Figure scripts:
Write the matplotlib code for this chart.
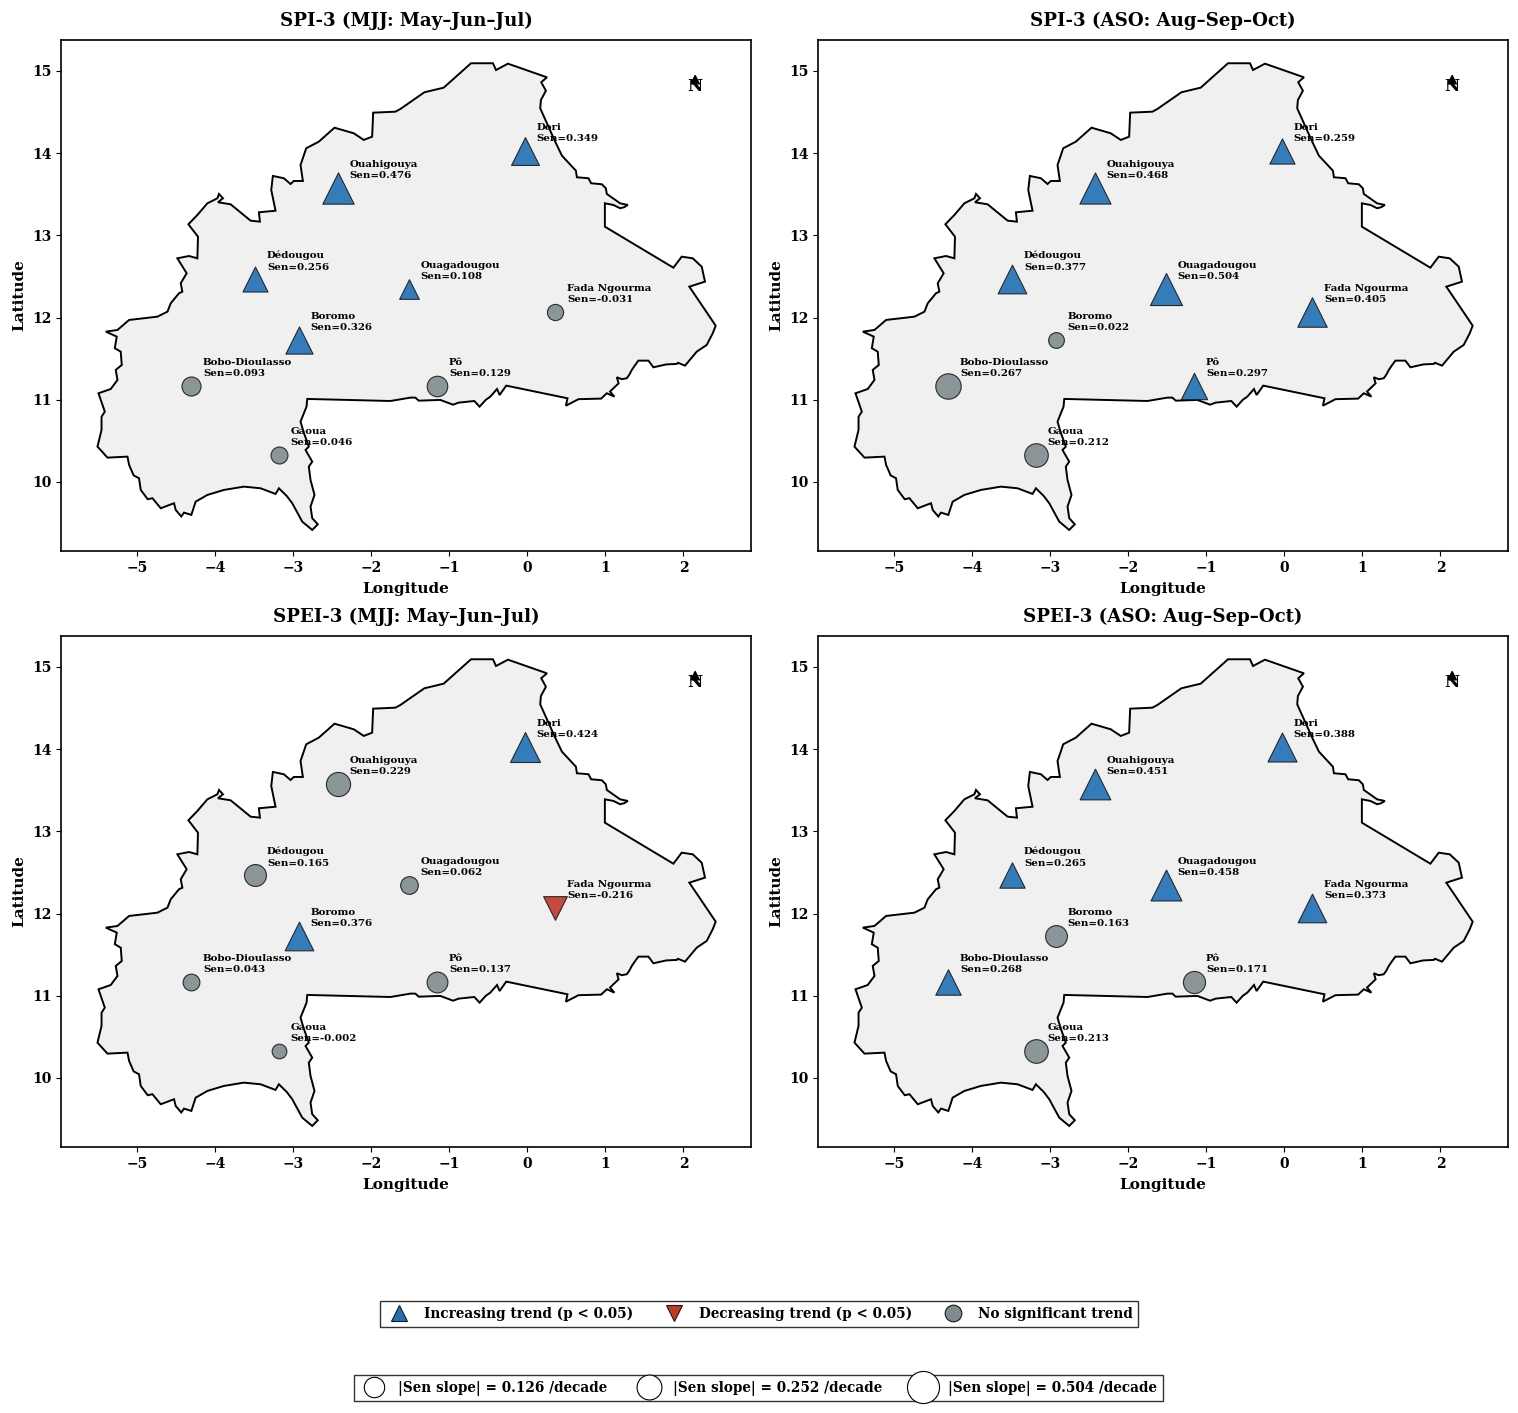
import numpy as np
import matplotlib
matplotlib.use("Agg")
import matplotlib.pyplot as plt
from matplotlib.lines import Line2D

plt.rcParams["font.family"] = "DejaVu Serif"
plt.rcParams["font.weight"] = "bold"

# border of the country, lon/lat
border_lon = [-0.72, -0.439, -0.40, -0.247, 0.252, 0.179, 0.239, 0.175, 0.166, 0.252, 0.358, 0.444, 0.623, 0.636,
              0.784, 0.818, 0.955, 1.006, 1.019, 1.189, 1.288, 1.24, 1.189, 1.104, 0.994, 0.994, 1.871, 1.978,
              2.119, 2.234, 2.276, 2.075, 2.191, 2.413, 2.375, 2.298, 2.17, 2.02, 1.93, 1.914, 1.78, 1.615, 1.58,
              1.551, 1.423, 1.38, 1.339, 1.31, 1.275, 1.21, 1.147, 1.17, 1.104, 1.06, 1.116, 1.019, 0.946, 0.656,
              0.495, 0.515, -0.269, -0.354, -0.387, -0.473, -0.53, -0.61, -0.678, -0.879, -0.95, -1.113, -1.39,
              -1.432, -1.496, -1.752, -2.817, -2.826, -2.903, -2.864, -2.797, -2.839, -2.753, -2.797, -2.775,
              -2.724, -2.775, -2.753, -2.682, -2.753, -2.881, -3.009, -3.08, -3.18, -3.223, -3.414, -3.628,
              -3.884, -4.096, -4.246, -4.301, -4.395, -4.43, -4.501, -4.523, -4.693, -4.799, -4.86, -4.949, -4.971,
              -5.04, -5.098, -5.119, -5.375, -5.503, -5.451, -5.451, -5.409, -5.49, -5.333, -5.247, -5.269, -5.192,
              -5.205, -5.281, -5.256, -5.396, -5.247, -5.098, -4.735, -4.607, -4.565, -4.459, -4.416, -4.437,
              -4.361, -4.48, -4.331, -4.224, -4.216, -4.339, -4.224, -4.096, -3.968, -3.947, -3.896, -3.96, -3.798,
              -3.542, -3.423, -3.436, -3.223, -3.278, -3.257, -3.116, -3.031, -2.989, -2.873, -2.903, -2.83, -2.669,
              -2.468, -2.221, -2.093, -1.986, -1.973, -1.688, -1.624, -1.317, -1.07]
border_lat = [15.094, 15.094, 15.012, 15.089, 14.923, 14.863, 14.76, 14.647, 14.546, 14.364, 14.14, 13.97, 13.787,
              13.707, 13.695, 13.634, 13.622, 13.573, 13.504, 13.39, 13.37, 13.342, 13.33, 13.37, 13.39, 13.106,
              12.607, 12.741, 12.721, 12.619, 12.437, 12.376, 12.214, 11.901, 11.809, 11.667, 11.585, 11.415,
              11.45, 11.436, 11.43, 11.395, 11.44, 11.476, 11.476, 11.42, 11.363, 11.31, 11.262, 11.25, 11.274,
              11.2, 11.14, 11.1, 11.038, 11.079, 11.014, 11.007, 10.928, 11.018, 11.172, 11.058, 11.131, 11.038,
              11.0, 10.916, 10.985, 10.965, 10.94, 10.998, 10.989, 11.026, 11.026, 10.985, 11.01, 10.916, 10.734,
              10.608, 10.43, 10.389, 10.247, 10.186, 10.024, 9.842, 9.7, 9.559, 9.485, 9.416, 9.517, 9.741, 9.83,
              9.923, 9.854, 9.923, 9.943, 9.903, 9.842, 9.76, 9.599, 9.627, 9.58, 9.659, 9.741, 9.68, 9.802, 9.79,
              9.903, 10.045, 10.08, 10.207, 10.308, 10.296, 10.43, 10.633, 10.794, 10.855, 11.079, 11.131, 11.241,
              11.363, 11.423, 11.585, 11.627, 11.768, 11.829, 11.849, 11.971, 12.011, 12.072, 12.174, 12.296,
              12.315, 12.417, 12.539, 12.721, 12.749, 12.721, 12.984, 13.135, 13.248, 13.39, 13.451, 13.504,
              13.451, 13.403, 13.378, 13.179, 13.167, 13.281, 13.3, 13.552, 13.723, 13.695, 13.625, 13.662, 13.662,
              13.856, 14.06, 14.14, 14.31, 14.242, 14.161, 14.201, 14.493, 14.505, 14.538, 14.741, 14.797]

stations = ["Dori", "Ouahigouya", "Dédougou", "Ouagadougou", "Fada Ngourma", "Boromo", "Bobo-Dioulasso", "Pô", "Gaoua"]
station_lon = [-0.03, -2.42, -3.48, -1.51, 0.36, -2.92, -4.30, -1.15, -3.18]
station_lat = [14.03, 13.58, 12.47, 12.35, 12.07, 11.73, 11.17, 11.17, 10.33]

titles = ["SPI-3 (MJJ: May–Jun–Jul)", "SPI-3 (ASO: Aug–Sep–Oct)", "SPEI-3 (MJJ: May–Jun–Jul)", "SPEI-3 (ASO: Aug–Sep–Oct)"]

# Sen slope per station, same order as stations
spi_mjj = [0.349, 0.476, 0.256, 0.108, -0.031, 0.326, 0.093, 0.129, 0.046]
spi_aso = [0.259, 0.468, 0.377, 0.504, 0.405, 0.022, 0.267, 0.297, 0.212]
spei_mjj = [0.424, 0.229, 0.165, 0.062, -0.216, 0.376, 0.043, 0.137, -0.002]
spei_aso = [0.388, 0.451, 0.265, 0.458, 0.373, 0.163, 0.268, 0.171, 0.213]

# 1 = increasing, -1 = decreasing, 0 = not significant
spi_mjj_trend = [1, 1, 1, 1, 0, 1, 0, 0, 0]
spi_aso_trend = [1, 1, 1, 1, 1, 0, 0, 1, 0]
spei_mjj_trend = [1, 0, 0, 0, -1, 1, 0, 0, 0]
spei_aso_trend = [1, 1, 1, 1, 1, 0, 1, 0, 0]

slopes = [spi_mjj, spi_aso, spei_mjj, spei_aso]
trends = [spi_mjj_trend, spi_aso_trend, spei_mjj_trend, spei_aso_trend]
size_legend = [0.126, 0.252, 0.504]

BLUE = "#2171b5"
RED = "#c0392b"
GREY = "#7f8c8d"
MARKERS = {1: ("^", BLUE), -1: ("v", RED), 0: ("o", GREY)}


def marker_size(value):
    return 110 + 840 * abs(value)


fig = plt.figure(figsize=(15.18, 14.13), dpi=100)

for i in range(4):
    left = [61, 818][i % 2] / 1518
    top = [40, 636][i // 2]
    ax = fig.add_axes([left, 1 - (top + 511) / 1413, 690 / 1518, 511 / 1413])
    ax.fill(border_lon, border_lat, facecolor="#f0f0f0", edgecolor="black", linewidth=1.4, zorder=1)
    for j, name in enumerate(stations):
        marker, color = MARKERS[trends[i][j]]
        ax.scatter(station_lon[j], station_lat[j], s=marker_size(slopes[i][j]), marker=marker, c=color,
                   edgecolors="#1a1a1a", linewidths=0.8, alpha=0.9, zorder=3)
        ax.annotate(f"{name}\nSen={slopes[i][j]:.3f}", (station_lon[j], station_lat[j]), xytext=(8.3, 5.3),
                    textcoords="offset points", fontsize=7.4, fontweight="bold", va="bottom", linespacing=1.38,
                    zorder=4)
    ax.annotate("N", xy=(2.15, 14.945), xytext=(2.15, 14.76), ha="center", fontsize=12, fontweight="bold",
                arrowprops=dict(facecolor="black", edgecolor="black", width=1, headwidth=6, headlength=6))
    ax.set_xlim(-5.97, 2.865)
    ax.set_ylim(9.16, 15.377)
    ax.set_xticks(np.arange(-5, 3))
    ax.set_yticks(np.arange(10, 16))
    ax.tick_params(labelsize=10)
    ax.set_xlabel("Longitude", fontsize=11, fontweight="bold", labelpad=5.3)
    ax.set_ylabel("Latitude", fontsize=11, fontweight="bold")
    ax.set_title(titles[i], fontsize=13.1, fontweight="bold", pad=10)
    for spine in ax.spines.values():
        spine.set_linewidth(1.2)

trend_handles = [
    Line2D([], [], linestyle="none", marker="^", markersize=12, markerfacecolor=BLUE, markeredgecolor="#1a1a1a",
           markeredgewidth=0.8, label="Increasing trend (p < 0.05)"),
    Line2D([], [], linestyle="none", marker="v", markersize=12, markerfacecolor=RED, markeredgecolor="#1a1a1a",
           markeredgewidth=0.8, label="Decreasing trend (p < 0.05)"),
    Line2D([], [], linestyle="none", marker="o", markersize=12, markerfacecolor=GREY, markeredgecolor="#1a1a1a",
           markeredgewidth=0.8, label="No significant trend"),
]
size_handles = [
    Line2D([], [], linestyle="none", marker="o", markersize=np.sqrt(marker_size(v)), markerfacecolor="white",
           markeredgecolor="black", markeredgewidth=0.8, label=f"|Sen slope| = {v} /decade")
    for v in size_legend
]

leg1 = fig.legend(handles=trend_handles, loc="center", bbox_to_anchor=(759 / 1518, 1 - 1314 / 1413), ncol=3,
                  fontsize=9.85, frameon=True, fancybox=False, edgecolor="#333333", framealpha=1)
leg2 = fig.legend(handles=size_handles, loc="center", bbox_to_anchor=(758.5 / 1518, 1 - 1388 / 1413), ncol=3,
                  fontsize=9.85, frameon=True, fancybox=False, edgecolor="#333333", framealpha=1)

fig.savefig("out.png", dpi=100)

==

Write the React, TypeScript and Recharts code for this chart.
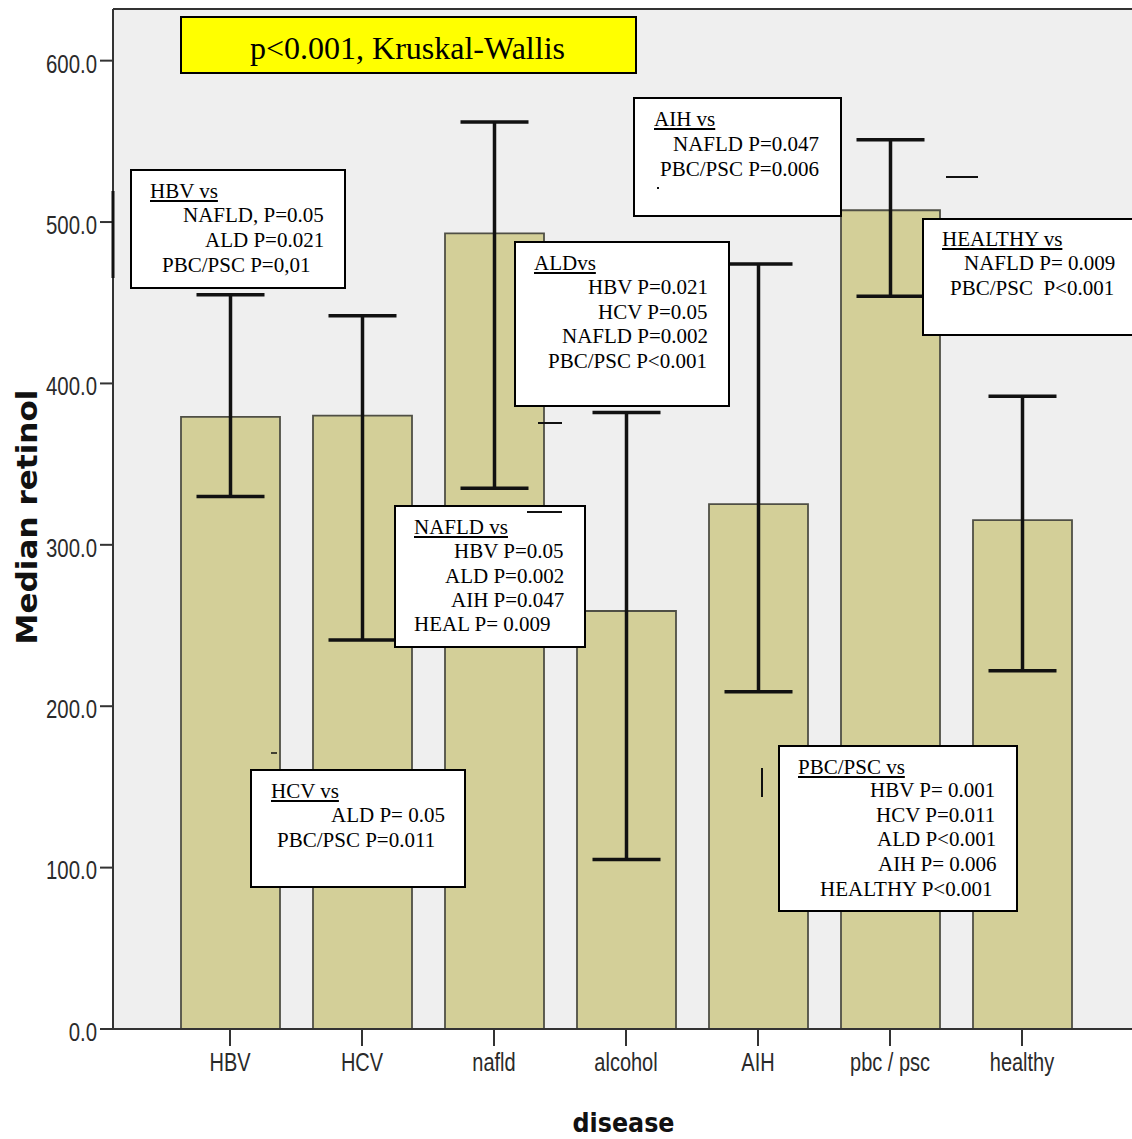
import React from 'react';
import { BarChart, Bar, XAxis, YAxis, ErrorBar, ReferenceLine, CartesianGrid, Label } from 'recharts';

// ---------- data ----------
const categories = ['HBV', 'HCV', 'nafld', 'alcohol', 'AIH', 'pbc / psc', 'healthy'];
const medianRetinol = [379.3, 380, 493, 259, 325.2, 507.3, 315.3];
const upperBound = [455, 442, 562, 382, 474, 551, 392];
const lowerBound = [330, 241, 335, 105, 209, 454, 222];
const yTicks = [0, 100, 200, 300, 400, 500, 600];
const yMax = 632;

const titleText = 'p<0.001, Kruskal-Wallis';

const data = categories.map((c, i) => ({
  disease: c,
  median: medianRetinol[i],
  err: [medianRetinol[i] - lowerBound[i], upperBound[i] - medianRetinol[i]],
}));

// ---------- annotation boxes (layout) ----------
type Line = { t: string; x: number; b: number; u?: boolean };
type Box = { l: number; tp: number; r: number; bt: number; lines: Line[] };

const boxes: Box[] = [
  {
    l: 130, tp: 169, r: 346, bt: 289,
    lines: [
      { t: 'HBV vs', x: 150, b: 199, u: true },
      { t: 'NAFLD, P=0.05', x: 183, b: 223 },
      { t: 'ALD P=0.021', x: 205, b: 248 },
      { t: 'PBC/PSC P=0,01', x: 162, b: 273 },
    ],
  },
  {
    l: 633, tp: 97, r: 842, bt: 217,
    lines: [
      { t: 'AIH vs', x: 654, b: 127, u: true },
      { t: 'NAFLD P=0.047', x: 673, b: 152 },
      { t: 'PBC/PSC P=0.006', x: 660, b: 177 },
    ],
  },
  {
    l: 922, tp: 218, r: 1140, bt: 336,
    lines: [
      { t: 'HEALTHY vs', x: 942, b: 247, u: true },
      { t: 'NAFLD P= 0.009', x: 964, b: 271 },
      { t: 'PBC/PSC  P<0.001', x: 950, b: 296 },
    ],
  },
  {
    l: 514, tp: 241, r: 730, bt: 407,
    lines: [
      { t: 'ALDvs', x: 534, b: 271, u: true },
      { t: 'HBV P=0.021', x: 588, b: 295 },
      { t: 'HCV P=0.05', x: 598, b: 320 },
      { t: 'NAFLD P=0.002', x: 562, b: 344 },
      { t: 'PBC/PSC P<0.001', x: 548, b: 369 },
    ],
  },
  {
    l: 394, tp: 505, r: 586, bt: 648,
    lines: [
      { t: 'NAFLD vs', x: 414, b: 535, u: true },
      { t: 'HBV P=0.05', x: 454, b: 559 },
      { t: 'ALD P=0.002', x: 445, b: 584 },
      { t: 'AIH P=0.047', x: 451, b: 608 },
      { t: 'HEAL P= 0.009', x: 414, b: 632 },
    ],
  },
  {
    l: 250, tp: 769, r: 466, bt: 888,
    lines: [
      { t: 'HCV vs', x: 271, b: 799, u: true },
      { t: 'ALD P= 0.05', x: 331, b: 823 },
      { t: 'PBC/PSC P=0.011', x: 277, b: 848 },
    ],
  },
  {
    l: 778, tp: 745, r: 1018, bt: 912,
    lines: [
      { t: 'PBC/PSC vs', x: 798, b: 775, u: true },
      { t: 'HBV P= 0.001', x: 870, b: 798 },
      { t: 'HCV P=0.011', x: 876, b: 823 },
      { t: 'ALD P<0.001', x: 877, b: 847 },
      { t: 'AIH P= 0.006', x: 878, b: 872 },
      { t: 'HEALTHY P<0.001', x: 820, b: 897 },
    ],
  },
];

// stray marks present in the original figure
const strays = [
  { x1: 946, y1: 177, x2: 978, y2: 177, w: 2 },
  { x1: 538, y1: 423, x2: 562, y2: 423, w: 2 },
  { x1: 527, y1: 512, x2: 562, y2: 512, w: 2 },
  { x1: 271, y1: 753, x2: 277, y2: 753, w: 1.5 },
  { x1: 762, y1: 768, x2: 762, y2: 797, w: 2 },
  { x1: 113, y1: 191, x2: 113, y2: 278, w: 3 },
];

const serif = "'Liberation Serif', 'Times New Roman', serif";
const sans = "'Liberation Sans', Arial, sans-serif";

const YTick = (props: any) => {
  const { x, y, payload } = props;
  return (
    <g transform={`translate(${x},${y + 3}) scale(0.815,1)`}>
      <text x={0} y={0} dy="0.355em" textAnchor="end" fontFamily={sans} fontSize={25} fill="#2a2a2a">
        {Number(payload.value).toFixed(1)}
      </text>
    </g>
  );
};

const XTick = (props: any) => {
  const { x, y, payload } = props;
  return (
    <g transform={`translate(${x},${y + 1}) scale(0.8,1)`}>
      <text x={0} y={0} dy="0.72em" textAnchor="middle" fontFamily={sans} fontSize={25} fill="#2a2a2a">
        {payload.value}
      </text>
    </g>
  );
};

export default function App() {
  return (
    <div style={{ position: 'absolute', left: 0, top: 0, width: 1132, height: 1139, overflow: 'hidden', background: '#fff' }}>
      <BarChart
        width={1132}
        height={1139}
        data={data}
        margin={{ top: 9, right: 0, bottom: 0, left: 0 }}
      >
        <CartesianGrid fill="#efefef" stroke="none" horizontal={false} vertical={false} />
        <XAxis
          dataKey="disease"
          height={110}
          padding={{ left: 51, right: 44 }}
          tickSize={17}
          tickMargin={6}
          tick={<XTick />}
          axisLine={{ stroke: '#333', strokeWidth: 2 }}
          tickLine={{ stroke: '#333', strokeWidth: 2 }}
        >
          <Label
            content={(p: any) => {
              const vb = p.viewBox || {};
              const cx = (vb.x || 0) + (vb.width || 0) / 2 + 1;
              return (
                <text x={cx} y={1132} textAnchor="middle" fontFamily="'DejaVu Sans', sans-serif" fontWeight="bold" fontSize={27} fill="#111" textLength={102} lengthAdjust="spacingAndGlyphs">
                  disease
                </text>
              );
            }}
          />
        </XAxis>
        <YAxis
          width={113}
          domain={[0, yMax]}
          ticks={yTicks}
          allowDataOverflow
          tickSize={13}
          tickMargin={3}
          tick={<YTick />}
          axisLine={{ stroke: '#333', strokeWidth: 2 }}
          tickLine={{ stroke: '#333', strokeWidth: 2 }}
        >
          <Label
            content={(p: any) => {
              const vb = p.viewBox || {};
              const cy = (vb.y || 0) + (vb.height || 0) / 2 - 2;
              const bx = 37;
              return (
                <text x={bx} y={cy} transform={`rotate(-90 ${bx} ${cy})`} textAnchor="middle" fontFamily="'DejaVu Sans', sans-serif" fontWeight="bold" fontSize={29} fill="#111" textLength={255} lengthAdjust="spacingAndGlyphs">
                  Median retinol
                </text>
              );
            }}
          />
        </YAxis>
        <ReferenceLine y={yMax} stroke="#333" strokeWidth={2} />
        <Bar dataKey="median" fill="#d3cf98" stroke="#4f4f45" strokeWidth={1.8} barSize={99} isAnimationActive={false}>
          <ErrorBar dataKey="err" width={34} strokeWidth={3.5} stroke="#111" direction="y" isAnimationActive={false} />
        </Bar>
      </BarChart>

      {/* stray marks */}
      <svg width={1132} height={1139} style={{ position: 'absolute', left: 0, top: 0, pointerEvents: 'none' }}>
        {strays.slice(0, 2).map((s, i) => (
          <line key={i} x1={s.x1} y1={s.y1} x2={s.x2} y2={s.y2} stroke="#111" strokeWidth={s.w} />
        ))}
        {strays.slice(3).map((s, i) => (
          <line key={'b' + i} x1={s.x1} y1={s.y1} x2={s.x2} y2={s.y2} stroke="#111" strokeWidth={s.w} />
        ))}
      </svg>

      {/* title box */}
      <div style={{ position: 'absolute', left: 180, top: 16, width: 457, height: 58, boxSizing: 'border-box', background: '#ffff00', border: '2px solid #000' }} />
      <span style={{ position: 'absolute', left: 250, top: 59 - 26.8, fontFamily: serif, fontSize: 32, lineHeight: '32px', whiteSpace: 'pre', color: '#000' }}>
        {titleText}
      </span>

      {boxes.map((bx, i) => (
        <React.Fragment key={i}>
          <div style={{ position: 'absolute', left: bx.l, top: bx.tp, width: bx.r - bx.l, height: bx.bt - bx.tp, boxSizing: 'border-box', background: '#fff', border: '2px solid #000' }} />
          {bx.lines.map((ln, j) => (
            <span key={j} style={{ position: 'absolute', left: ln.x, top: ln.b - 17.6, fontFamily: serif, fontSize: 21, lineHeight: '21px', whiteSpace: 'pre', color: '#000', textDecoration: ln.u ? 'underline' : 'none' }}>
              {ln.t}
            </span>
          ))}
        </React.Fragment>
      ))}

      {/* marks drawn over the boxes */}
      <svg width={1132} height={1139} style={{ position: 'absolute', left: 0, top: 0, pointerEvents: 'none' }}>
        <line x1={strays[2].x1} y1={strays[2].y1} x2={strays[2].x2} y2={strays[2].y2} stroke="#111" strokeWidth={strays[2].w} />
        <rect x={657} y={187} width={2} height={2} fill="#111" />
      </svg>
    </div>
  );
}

§ GIVEN PROBLEM: Using the data above, which lines fall from the one with "Write the React, TypeScript" through the one with "const titleText = 'p<0.001, Kruskal-Wallis';"? Repeat them exactly, ends included, minus any pictures.

§ THE RESPONSE:
Write the React, TypeScript and Recharts code for this chart.
import React from 'react';
import { BarChart, Bar, XAxis, YAxis, ErrorBar, ReferenceLine, CartesianGrid, Label } from 'recharts';

// ---------- data ----------
const categories = ['HBV', 'HCV', 'nafld', 'alcohol', 'AIH', 'pbc / psc', 'healthy'];
const medianRetinol = [379.3, 380, 493, 259, 325.2, 507.3, 315.3];
const upperBound = [455, 442, 562, 382, 474, 551, 392];
const lowerBound = [330, 241, 335, 105, 209, 454, 222];
const yTicks = [0, 100, 200, 300, 400, 500, 600];
const yMax = 632;

const titleText = 'p<0.001, Kruskal-Wallis';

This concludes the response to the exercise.